After divorce, we are often focused on picking up the pieces, dealing with the emotional fallout and trying to find a new routine. While all of these are important and necessary, we can’t let ourselves miss the highlights of our lives as we move forward.
Technically we have no excuse with digital cameras, home DVD creation software and email and web to share the photos and videos but are you really enjoying and storing away those moments in your brain? There are a number of things that interfere with the enjoyment of those moments after a divorce.
The Ex Factor
Going to your kids recitals, birthday parties etc can be stressful as you may have to face your ex and your ex-relatives. There can be tension, uncertainty, nervousness and embarrassment involved. The trick is to refocus yourself constantly on whats important. This is your child’s moment and one you don’t want to miss or not enjoy because of distractions. Life is too short and moments like this are fleeting. Get the camera out and wave and laugh and enjoy the moment. If something goes wrong, it’sOK. Lo ok for the humor in the moment. Read my post on how my daughter embarrassed me but in the end, humor won out and now she loves to hear the story. An embarrassing moment has become a treasured often retold memory.

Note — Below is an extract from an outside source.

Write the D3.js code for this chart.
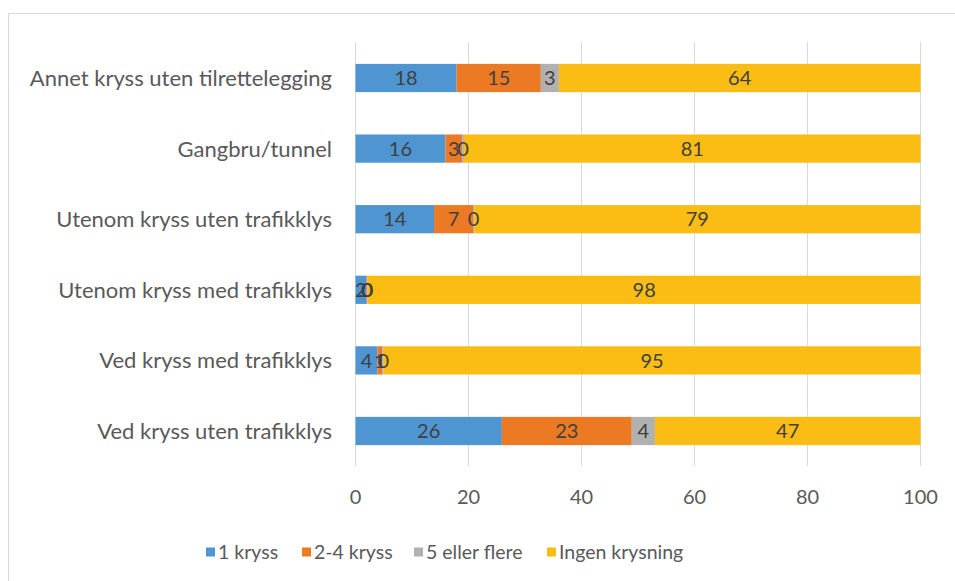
<!DOCTYPE html>
<html>
<head>
<meta charset="utf-8">
<script src="https://cdn.jsdelivr.net/npm/d3@7"></script>
<style>
  body { margin: 0; background: #fff; }
  svg { font-family: Lato, 'Noto Sans', sans-serif; }
</style>
</head>
<body>
<svg id="chart" width="955" height="581"></svg>
<script>
const categories = [
  'Annet kryss uten tilrettelegging',
  'Gangbru/tunnel',
  'Utenom kryss uten trafikklys',
  'Utenom kryss med trafikklys',
  'Ved kryss med trafikklys',
  'Ved kryss uten trafikklys',
]
const seriesNames = ['1 kryss', '2-4 kryss', '5 eller flere', 'Ingen krysning']
const oneCrossing = [17.9, 15.9, 13.9, 1.9, 3.9, 25.9]
const twoToFour = [14.9, 3.0, 6.9, 0.2, 0.9, 23.0]
const fiveOrMore = [3.2, 0.3, 0.2, 0.1, 0.2, 4.1]
const noCrossing = [64.0, 80.8, 79.0, 97.8, 95.0, 47.0]
const xTicks = [0, 20, 40, 60, 80, 100]

const colors = ['#4e95d1', '#ec7a25', '#b1b1b1', '#fbbd13']

const rows = categories.map((c, i) => ({
  cat: c,
  s0: oneCrossing[i],
  s1: twoToFour[i],
  s2: fiveOrMore[i],
  s3: noCrossing[i],
}))

const svg = d3.select('#chart')

// outer frame
svg.append('rect')
  .attr('x', 8.5).attr('y', 13.5)
  .attr('width', 960).attr('height', 600)
  .attr('fill', 'none').attr('stroke', '#d9d9d9').attr('stroke-width', 1)

const x = d3.scaleLinear().domain([0, 100]).range([355.5, 920.5])
const y = d3.scaleBand().domain(categories).range([42.7, 466.3]).paddingInner(0.6).paddingOuter(0.3)

// gridlines
svg.append('g')
  .selectAll('line')
  .data(xTicks)
  .join('line')
  .attr('x1', d => x(d)).attr('x2', d => x(d))
  .attr('y1', 42).attr('y2', 466)
  .attr('stroke', '#d9d9d9').attr('stroke-width', 1)

const stack = d3.stack().keys(['s0', 's1', 's2', 's3'])(rows)

const layers = svg.append('g')
  .selectAll('g')
  .data(stack)
  .join('g')
  .attr('fill', (d, i) => colors[i])

layers.selectAll('rect')
  .data(d => d)
  .join('rect')
  .attr('x', d => x(d[0]))
  .attr('y', d => y(d.data.cat))
  .attr('width', d => x(d[1]) - x(d[0]))
  .attr('height', y.bandwidth())

// data labels
const labels = svg.append('g')
  .attr('font-size', 20)
  .attr('fill', '#404040')
  .attr('text-anchor', 'middle')
stack.forEach(layer => {
  layer.forEach(d => {
    labels.append('text')
      .attr('x', (x(d[0]) + x(d[1])) / 2)
      .attr('y', y(d.data.cat) + y.bandwidth() / 2)
      .attr('dy', '0.36em')
      .text(Math.round(d[1] - d[0]))
  })
})

// category axis labels
svg.append('g')
  .attr('font-size', 22)
  .attr('fill', '#595959')
  .attr('text-anchor', 'end')
  .selectAll('text')
  .data(categories)
  .join('text')
  .attr('x', 332)
  .attr('y', d => y(d) + y.bandwidth() / 2)
  .attr('dy', '0.36em')
  .text(d => d)

// x tick labels
svg.append('g')
  .attr('font-size', 20)
  .attr('fill', '#595959')
  .attr('text-anchor', 'middle')
  .selectAll('text')
  .data(xTicks)
  .join('text')
  .attr('x', d => x(d))
  .attr('y', 497)
  .attr('dy', '0.36em')
  .text(d => d)

// legend
const legendX = [206, 302, 414, 547]
const legend = svg.append('g')
  .selectAll('g')
  .data(seriesNames)
  .join('g')
  .attr('transform', (d, i) => `translate(${legendX[i]},552)`)
legend.append('rect')
  .attr('x', 0).attr('y', -4.5)
  .attr('width', 9).attr('height', 9)
  .attr('fill', (d, i) => colors[i])
legend.append('text')
  .attr('x', 12)
  .attr('dy', '0.36em')
  .attr('font-size', 19.5)
  .attr('fill', '#595959')
  .text(d => d)
</script>
</body>
</html>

Life after divorce is often hectic and this hustle and bustle can mean that we never take the time to slow down and make sure we enjoy those important moments. Life just whizzes by instead. Taking stock of what’s important in life from time to time is critical. Much of what we think is absolutely necessary fades when we take a look at the bigger picture. Imagine your kid leaving home. What is it you hope you have accomplished? What is it you hope you have taught your kid but most of all what is it that you and your kid will remember about that period in your lives? That will guide you on what is truly important.
Make the moment
Memories don’t always magically appear. You have to create the environment or the situation to allow a special moment to appear. Find some humor in your day every day. Learn from the day you just had and apply it to the day you are about to have. Do something silly or different so you are not stuck in a rut. Kids have a great way of seeing through to the basics of life. Look through their eyes and share in their silliness and fun. Plan for long weekends or special holidays and make the most of them.
Life after divorce doesn’t have to be a constant struggle or a series of bad or sad memories. The trauma of divorce can make us vulnerable to stress and negative events in our lives so we have to consciously fight to find the positive and live life to the fullest.
What are you going to do to make a memory? What are you going to do to give your kids happy memories of their childhood? Do you have an idea or a story of how to make happy memories?